Do businesses that serve the public have to serve all the public? Seems simple doesn’t it. Of course they should. Then again, it is a thin pancake that doesn’t have two sides. Jack Phillips is the owner and cake artist at Masterpiece Cake. To hear Jack tell it, he welcomes everyone in his shop and is happy to sell whatever is on the shelves to whoever wants to buy it. BUT, the wedding cakes are different to him anyway. To him, they works of art that come from his heart. Because Jack believes that marriage is for opposite sex folks only, he thinks he would be being dishonest if he tried to create a cake for a same-sex couple.

One way or the other a decision will come down. The court will decide either that if you serve the public you have to serve all the public or the court will decide that there will be some sort of religious exemption. That is what it will be called if the court rules in favor of Jack, a religious exemption. Businesses will be able to refuse service to those who do not want to serve on religious grounds.

What a cruel irony. Cruel and ironic because God never claimed such an exemption for Godself. God looks at each of us and all of us, made in the image of God, and God says again and again I so love you, I so love you I am sending my son for you and my spirit to lead you. Led by the Spirit of God we are children of God. If children, then heirs, heirs of God and joint heirs with Christ. How could God turn one of us away? When God made us, fearfully and wonderfully knitted us together.

I miss being able to see our boys regularly. I miss having them around. But there are advantages. I would never have done what I am about to do, if they were not 16 hours away. I am going to share three pictures with you. Just pass them around. Only one them is a picture of a person who is in the room with you today. As you look at them, I think you will see that each of them bear some resemblance to the other two.

Now I do not know what it is about us human beings that causes God to say “Can you see the resemblance? Can you tell that she is my daughter, that he is my son?” However, I do believe that is exactly what God says about each of us. I believe God longs for us just as Mothers and Fathers long for their sons and daughters. I believe that God demonstrated that most fully and completely in the life, death and resurrection of Jesus. I believe that the Spirit of God is with us in this very moment so that we might know that love and more to the point that we might know that God would never refuse us that love.

1450- Missing Children. God is longing for each of them because each of them bears the image of God. Each is beloved of God.

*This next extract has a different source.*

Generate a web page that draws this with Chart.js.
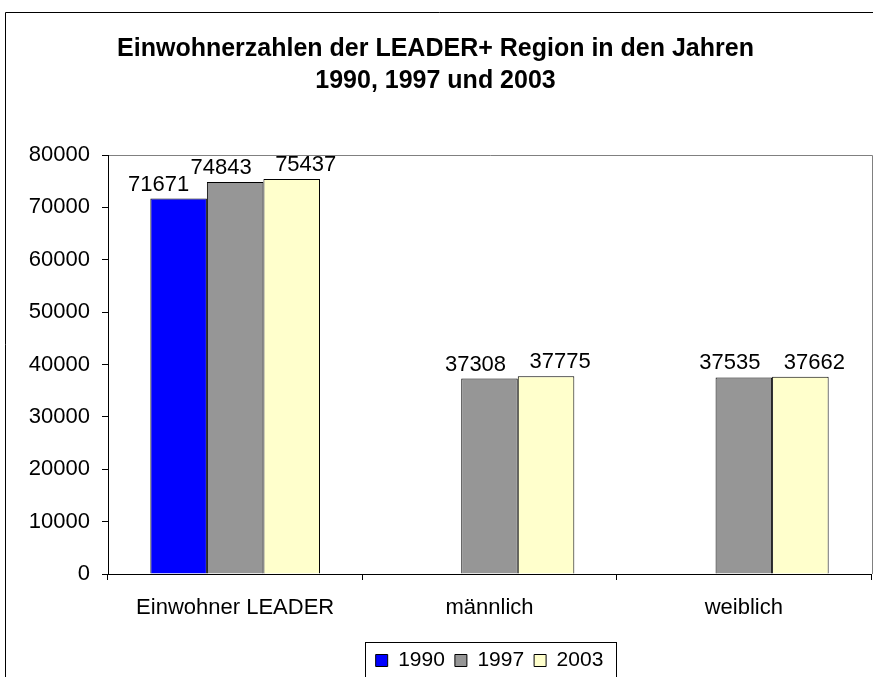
<!DOCTYPE html>
<html>
<head>
<meta charset="utf-8">
<script src="https://cdn.jsdelivr.net/npm/chart.js@4/dist/chart.umd.min.js"></script>
<style>
  body { margin: 0; background: #fff; }
</style>
</head>
<body>
<canvas id="einwohner" width="873" height="677"></canvas>
<script>
// Werte
var kategorien = ["Einwohner LEADER", "männlich", "weiblich"];
var jahre = ["1990", "1997", "2003"];
var werte1990 = [71671, null, null];
var werte1997 = [74843, 37308, 37535];
var werte2003 = [75437, 37775, 37662];

var schrift = "'Liberation Sans', Arial, sans-serif";

// Rahmen um das ganze Diagramm + Rahmen der Zeichenflaeche
var rahmenPlugin = {
    id: "rahmen",
    beforeDraw: function(chart) {
        var ctx = chart.ctx;
        ctx.save();
        ctx.fillStyle = "#fff";
        ctx.fillRect(0, 0, chart.width, chart.height);
        ctx.strokeStyle = "#000";
        ctx.lineWidth = 1;
        ctx.beginPath();
        ctx.moveTo(5.5, chart.height);
        ctx.lineTo(5.5, 12.5);
        ctx.lineTo(chart.width, 12.5);
        ctx.stroke();
        var a = chart.chartArea;
        ctx.strokeStyle = "#808080";
        ctx.beginPath();
        ctx.moveTo(a.left, Math.round(a.top) + 0.5);
        ctx.lineTo(Math.round(a.right) + 1.5, Math.round(a.top) + 0.5);
        ctx.lineTo(Math.round(a.right) + 1.5, a.bottom);
        ctx.stroke();
        ctx.restore();
    },
    // Legende unter die Zeichenflaeche schieben (wie im Original)
    afterLayout: function(chart) {
        var lg = chart.legend;
        if (!lg) return;
        var dx = (chart.chartArea.left + chart.chartArea.right) / 2 - (lg.left + lg.right) / 2;
        lg.top += 4;
        lg.bottom += 4;
        lg.left += dx;
        lg.right += dx;
    }
};

// Zahlen ueber den Saeulen
var werteLabels = {
    id: "werteLabels",
    afterDatasetsDraw: function(chart, args, opts) {
        var ctx = chart.ctx;
        ctx.save();
        ctx.font = "22px " + schrift;
        ctx.fillStyle = "#000";
        ctx.textAlign = "center";
        ctx.textBaseline = "bottom";
        chart.data.datasets.forEach(function(ds, i) {
            var meta = chart.getDatasetMeta(i);
            meta.data.forEach(function(bar, j) {
                if (ds.data[j] == null) return;
                ctx.fillText(String(ds.data[j]), bar.x + opts.shift[i], bar.y - 3);
            });
        });
        ctx.restore();
    }
};

// Kasten um die Legende
var legendenKasten = {
    id: "legendenKasten",
    afterDraw: function(chart) {
        var lg = chart.legend;
        if (!lg || !lg.legendHitBoxes.length) return;
        var l = Infinity, r = -Infinity;
        lg.legendHitBoxes.forEach(function(h) {
            l = Math.min(l, h.left);
            r = Math.max(r, h.left + h.width);
        });
        var ctx = chart.ctx;
        ctx.save();
        ctx.strokeStyle = "#000";
        ctx.lineWidth = 1;
        ctx.strokeRect(Math.round(l - 11) + 0.5, Math.round(lg.top) + 2.5, Math.round(r - l + 23), 60);
        ctx.restore();
    }
};

new Chart("einwohner", {
    type: "bar",
    data: {
        labels: kategorien,
        datasets: [
            { label: jahre[0], data: werte1990, backgroundColor: "#0000FF", borderColor: "#000", borderWidth: 1 },
            { label: jahre[1], data: werte1997, backgroundColor: "#969696", borderColor: "#000", borderWidth: 1 },
            { label: jahre[2], data: werte2003, backgroundColor: "#FFFFCC", borderColor: "#000", borderWidth: 1 }
        ]
    },
    plugins: [rahmenPlugin, werteLabels, legendenKasten],
    options: {
        responsive: false,
        animation: false,
        categoryPercentage: 0.667,
        barPercentage: 1,
        layout: { padding: { left: 0, right: 2, top: 0, bottom: 0 } },
        plugins: {
            title: {
                display: true,
                text: ["Einwohnerzahlen der LEADER+ Region in den Jahren", "1990, 1997 und 2003"],
                color: "#000",
                font: { family: schrift, size: 25, weight: "bold", lineHeight: 1.28 },
                padding: { top: 33, bottom: 58 }
            },
            legend: {
                position: "bottom",
                labels: {
                    color: "#000",
                    font: { family: schrift, size: 21 },
                    boxWidth: 12,
                    boxHeight: 12,
                    padding: 10
                }
            },
            tooltip: { enabled: false },
            werteLabels: { shift: [-20, -14, 14] }
        },
        scales: {
            x: {
                grid: { drawOnChartArea: false, offset: true, tickLength: 6, color: "#000" },
                border: { color: "#000" },
                ticks: { color: "#000", font: { family: schrift, size: 22 }, padding: 15 },
                afterFit: function(scale) { scale.height = 62; }
            },
            y: {
                min: 0,
                max: 80000,
                ticks: {
                    stepSize: 10000,
                    color: "#000",
                    font: { family: schrift, size: 22 },
                    padding: 12,
                    callback: function(v) { return String(v); }
                },
                grid: { drawOnChartArea: false, tickLength: 6, color: "#000" },
                border: { color: "#000" },
                afterFit: function(scale) { scale.width = 108; }
            }
        }
    }
});
</script>
</body>
</html>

That is the God the world needs to hear about. That is the God we worship, celebrate and share.

We have our work cut out for us. Depending on how the Court rules in the Masterpiece Cake case it may get even harder for us. If the SCOTUS grants a religious exemption to businesses that will be just one more occurrence of being of being discounted for those already are discounted, of being rejected for those who already are rejected, of being excluded for those who already are excluded.

So if the court does grant a religious exemption for bakeries that do not want to serve everyone, then we are left with no choice but to start baking cakes. How else will the world know that our God is a God who has no exemptions, That our God, no exclusions, longs for each of us. That our God, no exceptions, loves us all.

I would not make such a bold proposal, but there is a rumor going around that one of you made the cake for coffee hour when we celebrated Marion’s birthday. That was good cake.  All that was missing was “live happily ever after” and it would have been a perfect wedding cake. So, I know we have the cake baking skills. I also know that you know and are known by the God who neither excludes nor exempts. I can see the resemblance.